WRITTEN INSTRUCTION
The line containing "from matplotlib.patches import Rectangle" marks the end: extract everything from the first line of the data through that line, exactly, with no pictures.

MATERIAL PROVIDED
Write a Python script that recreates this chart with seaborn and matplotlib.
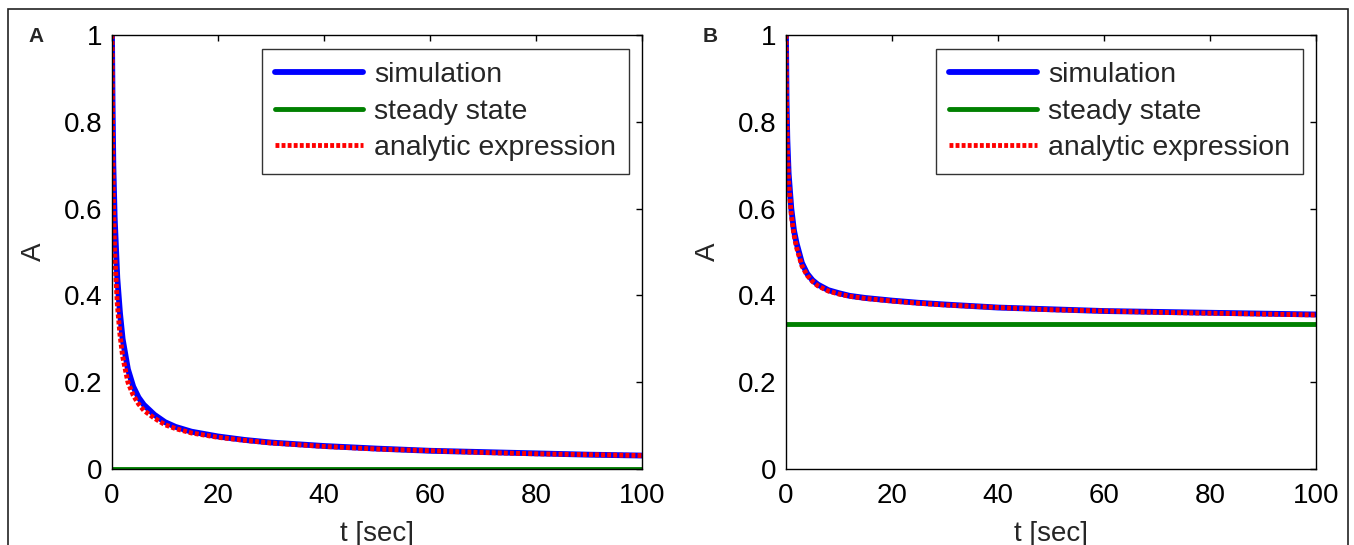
import numpy as np
import pandas as pd
import seaborn as sns
import matplotlib.pyplot as plt
from matplotlib.patches import Rectangle

# time points (sec)
t = [0, 0.1, 0.25, 0.5, 1, 1.5, 2, 3, 4, 5, 6, 8, 10, 12, 15,
     20, 25, 30, 40, 50, 60, 70, 80, 90, 100]

# panel A
sim_a = [1.0, 0.85, 0.70, 0.58, 0.44, 0.36, 0.30, 0.23, 0.19, 0.165, 0.148, 0.125,
         0.108, 0.097, 0.086, 0.075, 0.067, 0.061, 0.053, 0.047, 0.042, 0.039,
         0.036, 0.033, 0.031]
ana_a = [1.0, 0.78, 0.62, 0.50, 0.38, 0.31, 0.26, 0.20, 0.17, 0.15, 0.135, 0.117,
         0.102, 0.093, 0.083, 0.073, 0.066, 0.060, 0.052, 0.046, 0.042, 0.038,
         0.035, 0.033, 0.031]
ss_a = 0.0

# panel B
sim_b = [1.0, 0.85, 0.76, 0.68, 0.60, 0.55, 0.52, 0.475, 0.45, 0.435, 0.425, 0.412,
         0.405, 0.399, 0.394, 0.388, 0.383, 0.379, 0.372, 0.368, 0.364, 0.362,
         0.360, 0.358, 0.356]
ana_b = [1.0, 0.83, 0.74, 0.66, 0.585, 0.54, 0.51, 0.468, 0.446, 0.432, 0.422, 0.41,
         0.403, 0.398, 0.393, 0.387, 0.382, 0.378, 0.372, 0.367, 0.364, 0.361,
         0.359, 0.357, 0.355]
ss_b = 1 / 3

panels = [("A", sim_a, ana_a, ss_a), ("B", sim_b, ana_b, ss_b)]
labels = ["simulation", "steady state", "analytic expression"]
xticks = [0, 20, 40, 60, 80, 100]
yticks = [0, 0.2, 0.4, 0.6, 0.8, 1]

sns.set_style("white")
plt.rcParams['font.family'] = ['Liberation Sans', 'DejaVu Sans']

W, H = 1354, 545
fig = plt.figure(figsize=(W / 100, H / 100), dpi=100)

# outer frame of the figure
fig.patches.append(Rectangle((8 / W, -0.1), 1340 / W, 1.1 - 9 / H, transform=fig.transFigure,
                             fill=False, edgecolor='#222222', lw=1.2))

lefts = [112, 786]
for (tag, sim, ana, ss), left in zip(panels, lefts):
    ax = fig.add_axes([left / W, 1 - 469 / H, 530 / W, 434 / H])
    df = pd.DataFrame({"t": t, "sim": sim, "ana": ana, "ss": [ss] * len(t)})
    sns.lineplot(data=df, x="t", y="sim", ax=ax, color=(0, 0, 1), lw=4.2, label=labels[0])
    sns.lineplot(data=df, x="t", y="ss", ax=ax, color=(0, 0.5, 0), lw=3.5, label=labels[1])
    sns.lineplot(data=df, x="t", y="ana", ax=ax, color=(1, 0, 0), lw=3.5,
                 linestyle=(0, (0.8, 0.45)), label=labels[2])
    ax.set_xlim(0, 100)
    ax.set_ylim(0, 1)
    ax.set_xticks(xticks)
    ax.set_yticks(yticks)
    ax.set_yticklabels(["0", "0.2", "0.4", "0.6", "0.8", "1"])
    ax.tick_params(direction='in', length=4, width=1, top=True, right=True,
                   labelsize=20, colors='black')
    ax.tick_params(axis='x', pad=10)
    ax.tick_params(axis='y', pad=7)
    for s in ax.spines.values():
        s.set_color('black')
        s.set_linewidth(1)
    ax.set_xlabel("t [sec]", fontsize=20, labelpad=9)
    ax.set_ylabel("A", fontsize=20, labelpad=12)
    leg = ax.legend(loc='upper right', bbox_to_anchor=(1 - 13 / 530, 1 - 14 / 434),
                    fontsize=20.5, frameon=True, fancybox=False, handlelength=3.1,
                    handletextpad=0.4, labelspacing=0.38, borderpad=0.45,
                    borderaxespad=0)
    leg.get_frame().set_edgecolor('black')
    leg.get_frame().set_linewidth(1)
    fig.text((left - 76) / W, 1 - 37 / H, tag, fontsize=15, fontweight='bold',
             ha='center', va='center')

fig.savefig("out.png", dpi=100)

WRITTEN RESPONSE
Write a Python script that recreates this chart with seaborn and matplotlib.
import numpy as np
import pandas as pd
import seaborn as sns
import matplotlib.pyplot as plt
from matplotlib.patches import Rectangle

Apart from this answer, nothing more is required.